_Given exercise_:
Every line holding the word "with" counts once. Give the total, nothing more.

_Given data_:

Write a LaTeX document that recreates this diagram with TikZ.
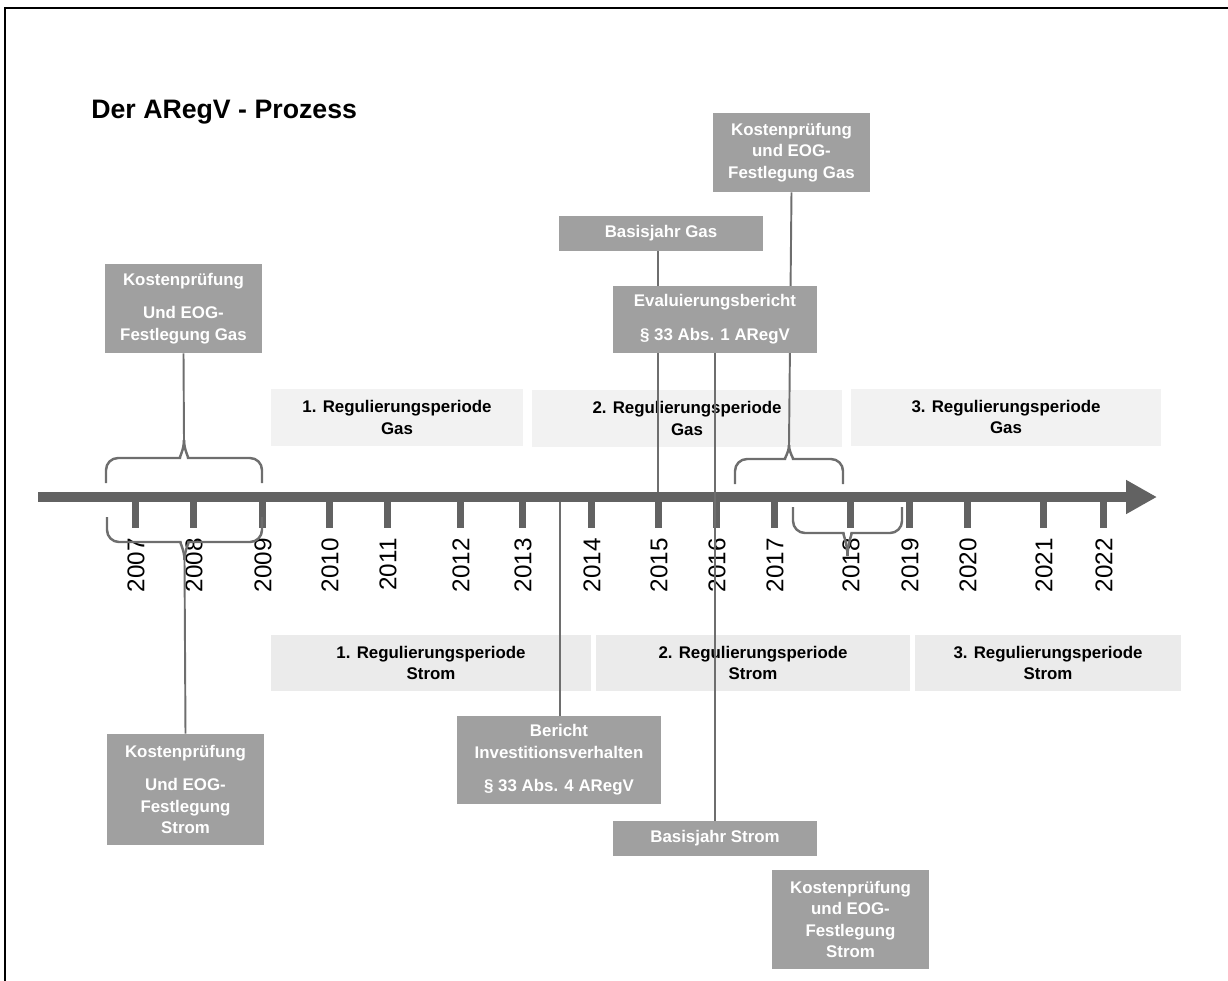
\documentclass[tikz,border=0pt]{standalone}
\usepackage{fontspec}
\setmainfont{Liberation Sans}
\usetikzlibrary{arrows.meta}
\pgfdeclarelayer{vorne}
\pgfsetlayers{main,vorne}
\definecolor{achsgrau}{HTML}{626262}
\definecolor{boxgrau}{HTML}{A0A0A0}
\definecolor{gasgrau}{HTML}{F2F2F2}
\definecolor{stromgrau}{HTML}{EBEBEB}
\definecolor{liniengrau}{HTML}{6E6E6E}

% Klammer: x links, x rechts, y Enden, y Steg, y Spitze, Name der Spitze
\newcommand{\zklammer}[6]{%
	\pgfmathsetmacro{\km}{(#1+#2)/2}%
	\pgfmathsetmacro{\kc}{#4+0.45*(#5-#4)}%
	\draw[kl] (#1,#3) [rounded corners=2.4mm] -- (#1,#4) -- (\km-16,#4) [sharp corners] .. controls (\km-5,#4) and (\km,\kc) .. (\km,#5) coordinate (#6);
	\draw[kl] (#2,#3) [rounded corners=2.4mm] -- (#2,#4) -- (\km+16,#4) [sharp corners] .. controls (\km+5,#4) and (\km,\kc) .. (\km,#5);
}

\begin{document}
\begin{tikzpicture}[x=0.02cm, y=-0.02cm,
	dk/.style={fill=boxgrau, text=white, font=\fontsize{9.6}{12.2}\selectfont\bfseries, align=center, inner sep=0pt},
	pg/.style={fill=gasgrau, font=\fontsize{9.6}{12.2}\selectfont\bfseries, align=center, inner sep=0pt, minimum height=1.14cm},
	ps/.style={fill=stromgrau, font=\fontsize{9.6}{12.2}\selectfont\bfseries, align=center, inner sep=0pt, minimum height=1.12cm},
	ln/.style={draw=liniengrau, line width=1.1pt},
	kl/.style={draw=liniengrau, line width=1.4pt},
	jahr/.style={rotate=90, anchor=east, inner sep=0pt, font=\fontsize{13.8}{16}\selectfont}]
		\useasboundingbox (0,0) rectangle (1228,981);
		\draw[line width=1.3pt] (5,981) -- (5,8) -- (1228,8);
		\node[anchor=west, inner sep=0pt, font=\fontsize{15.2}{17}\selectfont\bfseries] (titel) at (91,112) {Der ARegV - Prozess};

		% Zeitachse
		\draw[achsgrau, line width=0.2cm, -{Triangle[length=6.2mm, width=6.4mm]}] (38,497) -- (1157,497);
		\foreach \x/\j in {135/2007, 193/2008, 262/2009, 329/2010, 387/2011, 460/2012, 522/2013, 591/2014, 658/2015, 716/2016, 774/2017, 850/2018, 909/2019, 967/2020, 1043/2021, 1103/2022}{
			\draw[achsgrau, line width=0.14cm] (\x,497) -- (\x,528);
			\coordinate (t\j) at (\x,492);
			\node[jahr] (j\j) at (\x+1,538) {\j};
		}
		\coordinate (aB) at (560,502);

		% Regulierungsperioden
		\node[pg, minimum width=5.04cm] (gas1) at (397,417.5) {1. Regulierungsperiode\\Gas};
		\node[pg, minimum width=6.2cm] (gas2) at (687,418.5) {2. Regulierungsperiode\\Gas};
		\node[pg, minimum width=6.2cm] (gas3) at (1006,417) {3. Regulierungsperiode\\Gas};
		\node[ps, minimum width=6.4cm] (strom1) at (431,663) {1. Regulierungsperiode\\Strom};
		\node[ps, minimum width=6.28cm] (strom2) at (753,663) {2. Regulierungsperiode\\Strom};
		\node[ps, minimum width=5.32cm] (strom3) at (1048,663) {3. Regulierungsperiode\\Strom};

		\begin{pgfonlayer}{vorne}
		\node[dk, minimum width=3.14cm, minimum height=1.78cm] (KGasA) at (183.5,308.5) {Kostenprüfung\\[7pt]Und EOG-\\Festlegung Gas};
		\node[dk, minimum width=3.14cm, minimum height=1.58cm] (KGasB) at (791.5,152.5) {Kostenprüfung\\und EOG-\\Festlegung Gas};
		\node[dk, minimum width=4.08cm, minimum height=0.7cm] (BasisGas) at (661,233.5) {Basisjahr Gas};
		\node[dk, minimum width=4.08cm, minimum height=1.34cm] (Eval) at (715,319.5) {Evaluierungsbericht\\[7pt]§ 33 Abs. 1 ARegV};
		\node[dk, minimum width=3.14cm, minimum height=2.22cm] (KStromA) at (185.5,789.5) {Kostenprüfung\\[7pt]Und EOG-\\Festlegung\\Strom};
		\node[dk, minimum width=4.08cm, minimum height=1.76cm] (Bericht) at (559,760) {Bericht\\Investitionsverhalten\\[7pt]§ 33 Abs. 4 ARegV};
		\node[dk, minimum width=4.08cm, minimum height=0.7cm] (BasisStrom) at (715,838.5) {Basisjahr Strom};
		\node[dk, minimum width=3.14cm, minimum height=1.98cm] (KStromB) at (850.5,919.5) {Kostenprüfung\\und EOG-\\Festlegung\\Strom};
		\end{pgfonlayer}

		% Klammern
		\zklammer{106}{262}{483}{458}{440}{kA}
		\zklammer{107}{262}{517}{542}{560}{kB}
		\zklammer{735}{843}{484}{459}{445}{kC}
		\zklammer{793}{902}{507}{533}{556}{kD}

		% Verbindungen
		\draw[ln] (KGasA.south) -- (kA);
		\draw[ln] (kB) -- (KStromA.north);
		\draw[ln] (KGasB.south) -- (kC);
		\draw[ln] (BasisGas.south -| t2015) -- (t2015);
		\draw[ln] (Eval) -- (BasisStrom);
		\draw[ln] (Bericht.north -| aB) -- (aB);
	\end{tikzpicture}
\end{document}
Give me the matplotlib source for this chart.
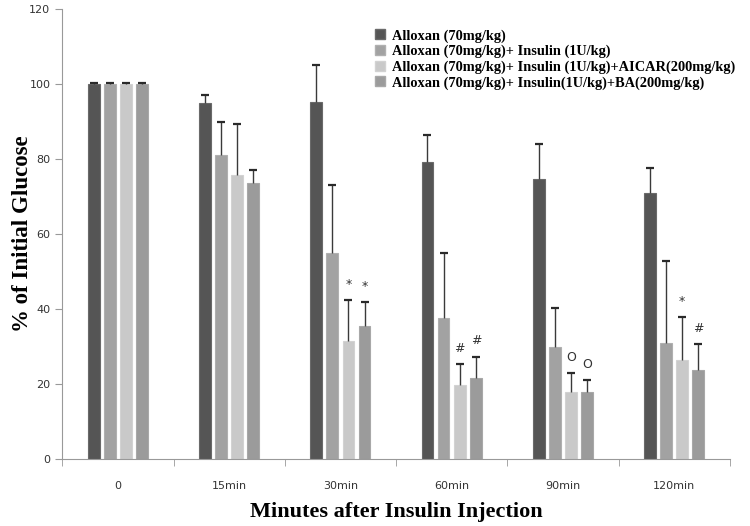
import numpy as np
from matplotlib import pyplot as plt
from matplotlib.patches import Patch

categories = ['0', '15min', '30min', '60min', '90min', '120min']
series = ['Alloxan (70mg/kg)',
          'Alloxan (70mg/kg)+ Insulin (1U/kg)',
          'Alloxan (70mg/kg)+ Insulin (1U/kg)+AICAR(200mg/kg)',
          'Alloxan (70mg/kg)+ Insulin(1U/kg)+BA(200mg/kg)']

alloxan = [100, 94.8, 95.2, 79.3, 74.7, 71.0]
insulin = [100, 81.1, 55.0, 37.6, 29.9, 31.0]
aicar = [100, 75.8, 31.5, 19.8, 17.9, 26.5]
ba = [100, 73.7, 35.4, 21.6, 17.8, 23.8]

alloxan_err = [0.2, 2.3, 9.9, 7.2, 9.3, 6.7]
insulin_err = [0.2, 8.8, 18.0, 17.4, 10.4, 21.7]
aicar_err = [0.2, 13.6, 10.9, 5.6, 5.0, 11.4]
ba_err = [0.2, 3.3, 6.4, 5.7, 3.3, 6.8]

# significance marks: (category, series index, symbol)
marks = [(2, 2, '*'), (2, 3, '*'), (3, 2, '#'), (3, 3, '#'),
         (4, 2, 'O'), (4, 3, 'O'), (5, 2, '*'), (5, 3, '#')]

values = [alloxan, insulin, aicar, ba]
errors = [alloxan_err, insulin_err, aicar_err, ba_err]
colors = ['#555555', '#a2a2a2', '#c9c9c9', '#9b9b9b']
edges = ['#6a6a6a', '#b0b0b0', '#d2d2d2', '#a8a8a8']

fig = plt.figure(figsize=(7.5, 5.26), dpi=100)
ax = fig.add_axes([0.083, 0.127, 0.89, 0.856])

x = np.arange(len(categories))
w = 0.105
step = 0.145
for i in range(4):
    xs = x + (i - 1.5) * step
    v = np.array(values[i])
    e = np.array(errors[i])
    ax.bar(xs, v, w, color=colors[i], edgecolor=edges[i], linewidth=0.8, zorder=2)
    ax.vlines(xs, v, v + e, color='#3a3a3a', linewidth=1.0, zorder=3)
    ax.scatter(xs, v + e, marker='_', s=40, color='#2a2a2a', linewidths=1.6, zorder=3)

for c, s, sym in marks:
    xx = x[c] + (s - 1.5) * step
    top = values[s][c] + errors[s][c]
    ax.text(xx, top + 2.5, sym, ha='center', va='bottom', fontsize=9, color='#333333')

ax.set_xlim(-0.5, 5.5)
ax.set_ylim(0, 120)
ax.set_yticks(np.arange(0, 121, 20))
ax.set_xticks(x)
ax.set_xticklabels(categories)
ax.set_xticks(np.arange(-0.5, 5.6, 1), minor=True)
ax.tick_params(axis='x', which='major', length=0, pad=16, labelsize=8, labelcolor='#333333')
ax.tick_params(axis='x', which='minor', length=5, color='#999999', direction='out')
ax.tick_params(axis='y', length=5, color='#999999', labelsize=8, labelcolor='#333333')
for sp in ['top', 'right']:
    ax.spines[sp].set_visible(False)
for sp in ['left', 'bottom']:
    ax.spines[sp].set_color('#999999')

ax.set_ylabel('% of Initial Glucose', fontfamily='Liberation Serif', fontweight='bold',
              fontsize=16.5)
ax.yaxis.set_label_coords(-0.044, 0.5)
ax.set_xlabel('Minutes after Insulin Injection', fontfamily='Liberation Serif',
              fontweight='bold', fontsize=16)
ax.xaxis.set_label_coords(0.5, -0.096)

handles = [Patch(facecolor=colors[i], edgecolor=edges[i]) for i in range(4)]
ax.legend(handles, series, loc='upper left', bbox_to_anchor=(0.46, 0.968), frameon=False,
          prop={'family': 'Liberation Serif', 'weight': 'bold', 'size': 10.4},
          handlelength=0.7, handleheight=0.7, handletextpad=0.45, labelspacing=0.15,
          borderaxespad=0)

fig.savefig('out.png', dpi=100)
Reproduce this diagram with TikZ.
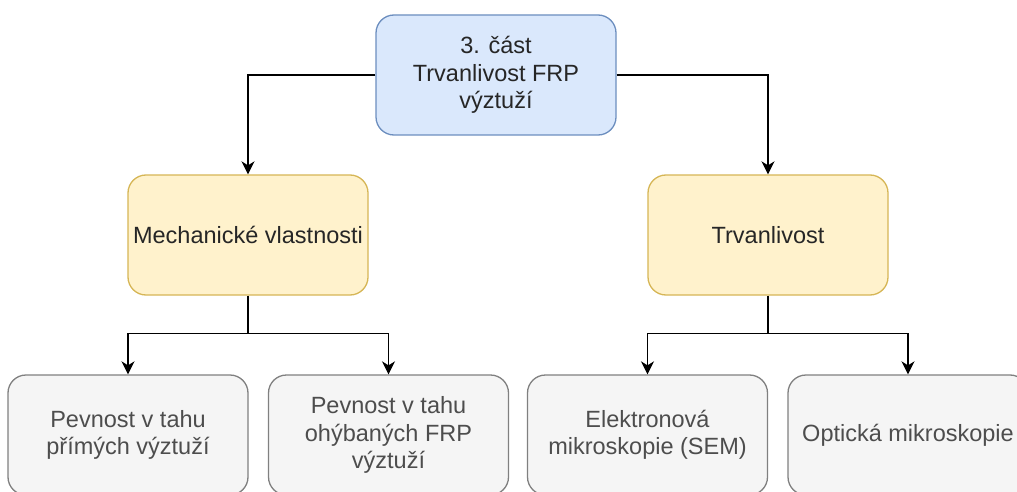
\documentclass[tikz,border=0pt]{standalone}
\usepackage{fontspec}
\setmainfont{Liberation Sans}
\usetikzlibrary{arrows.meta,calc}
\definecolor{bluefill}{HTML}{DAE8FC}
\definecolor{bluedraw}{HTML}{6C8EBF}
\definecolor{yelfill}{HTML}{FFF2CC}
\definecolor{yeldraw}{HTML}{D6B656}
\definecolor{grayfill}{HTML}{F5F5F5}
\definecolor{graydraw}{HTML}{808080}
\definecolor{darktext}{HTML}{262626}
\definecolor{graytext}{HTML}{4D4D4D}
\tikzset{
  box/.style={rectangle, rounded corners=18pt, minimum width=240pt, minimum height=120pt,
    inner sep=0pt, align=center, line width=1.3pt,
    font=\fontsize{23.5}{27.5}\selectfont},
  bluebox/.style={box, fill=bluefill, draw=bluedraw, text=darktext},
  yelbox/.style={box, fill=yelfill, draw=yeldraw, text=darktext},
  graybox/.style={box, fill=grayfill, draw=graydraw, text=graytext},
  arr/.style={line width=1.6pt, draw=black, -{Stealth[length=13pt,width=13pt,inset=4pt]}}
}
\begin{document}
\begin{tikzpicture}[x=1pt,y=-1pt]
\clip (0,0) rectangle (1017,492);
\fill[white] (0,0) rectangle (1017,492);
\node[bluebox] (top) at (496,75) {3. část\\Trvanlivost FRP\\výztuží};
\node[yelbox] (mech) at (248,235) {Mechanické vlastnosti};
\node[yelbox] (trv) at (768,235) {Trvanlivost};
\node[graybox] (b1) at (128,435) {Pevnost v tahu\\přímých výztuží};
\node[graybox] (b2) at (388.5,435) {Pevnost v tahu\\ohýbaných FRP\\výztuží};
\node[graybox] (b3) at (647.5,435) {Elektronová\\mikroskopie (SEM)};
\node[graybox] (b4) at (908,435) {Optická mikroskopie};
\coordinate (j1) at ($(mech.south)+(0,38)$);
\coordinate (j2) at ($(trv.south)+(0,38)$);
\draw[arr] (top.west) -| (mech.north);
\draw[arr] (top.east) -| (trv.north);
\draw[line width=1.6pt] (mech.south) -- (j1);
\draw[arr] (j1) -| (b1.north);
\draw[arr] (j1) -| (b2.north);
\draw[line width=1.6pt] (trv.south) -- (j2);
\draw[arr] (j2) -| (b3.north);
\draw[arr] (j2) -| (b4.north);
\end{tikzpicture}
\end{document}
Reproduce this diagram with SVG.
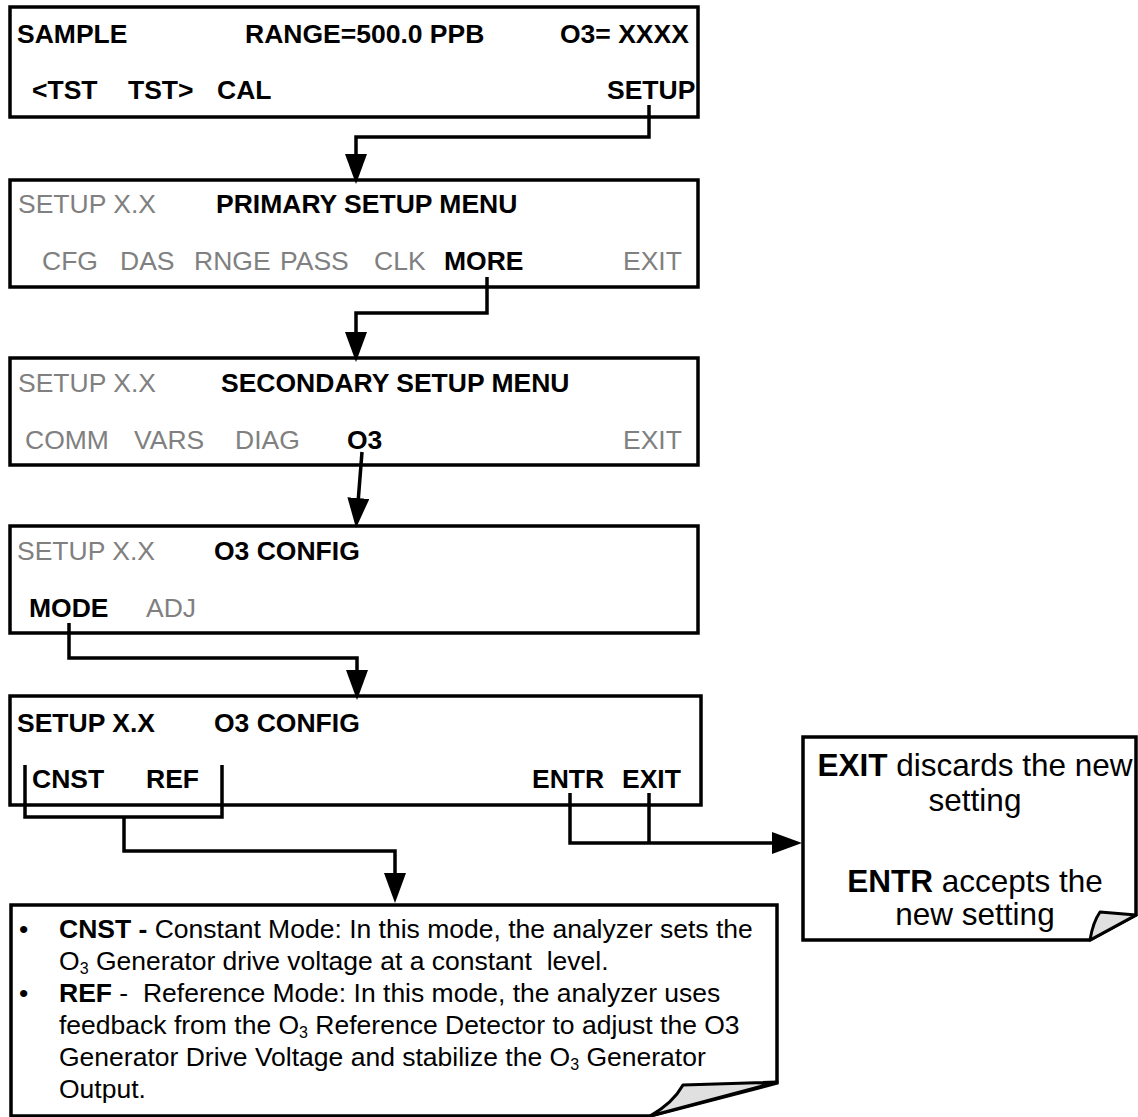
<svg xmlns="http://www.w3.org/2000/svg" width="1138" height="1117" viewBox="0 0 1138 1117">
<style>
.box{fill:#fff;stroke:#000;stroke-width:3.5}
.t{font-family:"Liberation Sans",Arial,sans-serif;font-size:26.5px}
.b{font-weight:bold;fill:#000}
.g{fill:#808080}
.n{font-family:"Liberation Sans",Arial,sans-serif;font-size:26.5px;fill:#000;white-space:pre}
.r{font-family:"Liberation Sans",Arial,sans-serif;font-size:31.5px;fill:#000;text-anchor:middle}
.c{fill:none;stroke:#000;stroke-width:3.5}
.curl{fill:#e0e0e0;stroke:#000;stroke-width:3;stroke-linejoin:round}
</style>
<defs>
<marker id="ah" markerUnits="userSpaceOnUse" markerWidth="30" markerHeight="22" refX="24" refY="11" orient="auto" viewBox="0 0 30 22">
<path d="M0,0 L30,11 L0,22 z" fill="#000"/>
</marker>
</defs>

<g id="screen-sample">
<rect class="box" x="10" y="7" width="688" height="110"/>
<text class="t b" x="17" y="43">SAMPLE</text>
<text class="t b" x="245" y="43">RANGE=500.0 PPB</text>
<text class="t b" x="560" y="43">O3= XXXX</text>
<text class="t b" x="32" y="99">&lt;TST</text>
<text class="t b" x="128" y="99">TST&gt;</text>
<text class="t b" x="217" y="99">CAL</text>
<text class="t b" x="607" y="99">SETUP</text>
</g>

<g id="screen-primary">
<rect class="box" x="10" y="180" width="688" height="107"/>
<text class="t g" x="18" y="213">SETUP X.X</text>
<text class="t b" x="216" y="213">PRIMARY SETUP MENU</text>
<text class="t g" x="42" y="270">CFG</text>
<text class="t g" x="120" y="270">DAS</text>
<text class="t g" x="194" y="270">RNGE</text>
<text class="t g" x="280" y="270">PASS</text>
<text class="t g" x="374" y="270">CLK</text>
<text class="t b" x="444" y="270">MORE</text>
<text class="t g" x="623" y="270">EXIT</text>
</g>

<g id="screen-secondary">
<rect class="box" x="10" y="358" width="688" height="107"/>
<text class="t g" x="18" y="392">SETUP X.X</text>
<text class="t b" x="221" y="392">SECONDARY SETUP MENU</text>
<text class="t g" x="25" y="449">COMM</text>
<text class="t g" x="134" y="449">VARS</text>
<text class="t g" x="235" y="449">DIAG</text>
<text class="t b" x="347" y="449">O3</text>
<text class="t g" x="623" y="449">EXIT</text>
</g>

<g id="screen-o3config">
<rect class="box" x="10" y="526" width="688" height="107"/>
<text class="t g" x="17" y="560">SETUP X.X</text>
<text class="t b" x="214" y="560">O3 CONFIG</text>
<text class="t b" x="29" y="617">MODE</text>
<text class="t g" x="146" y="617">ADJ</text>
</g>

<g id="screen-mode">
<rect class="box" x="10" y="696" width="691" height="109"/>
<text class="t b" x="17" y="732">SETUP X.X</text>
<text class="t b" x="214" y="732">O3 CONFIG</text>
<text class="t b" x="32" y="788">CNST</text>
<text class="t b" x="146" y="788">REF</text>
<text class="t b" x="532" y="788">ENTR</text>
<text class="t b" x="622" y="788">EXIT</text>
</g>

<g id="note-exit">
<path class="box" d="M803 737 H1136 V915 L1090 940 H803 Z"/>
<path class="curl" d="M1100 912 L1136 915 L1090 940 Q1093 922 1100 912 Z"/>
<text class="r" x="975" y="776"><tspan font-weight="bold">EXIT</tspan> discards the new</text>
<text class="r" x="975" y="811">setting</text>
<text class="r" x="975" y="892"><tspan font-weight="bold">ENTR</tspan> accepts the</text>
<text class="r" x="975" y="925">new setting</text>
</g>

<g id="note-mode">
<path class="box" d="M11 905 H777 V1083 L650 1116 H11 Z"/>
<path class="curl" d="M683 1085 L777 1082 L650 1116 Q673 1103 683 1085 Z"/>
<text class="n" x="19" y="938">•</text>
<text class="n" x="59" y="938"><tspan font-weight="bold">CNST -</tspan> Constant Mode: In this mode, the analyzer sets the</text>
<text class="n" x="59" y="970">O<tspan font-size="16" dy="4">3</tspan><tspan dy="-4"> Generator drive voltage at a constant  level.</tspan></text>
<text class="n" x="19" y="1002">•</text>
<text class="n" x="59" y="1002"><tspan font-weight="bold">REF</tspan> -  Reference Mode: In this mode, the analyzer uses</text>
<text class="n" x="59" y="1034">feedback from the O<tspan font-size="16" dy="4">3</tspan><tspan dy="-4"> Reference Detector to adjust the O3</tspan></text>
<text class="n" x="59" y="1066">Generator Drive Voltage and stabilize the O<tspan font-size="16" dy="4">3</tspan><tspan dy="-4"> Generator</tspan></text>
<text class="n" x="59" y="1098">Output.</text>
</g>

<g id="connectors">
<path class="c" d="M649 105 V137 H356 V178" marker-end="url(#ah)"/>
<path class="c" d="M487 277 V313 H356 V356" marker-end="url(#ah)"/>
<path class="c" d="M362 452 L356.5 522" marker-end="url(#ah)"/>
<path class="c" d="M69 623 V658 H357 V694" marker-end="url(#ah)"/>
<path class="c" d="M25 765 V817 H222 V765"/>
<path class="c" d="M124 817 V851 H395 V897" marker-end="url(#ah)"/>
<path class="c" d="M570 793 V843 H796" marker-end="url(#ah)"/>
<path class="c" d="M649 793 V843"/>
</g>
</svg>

_Full answer_:
3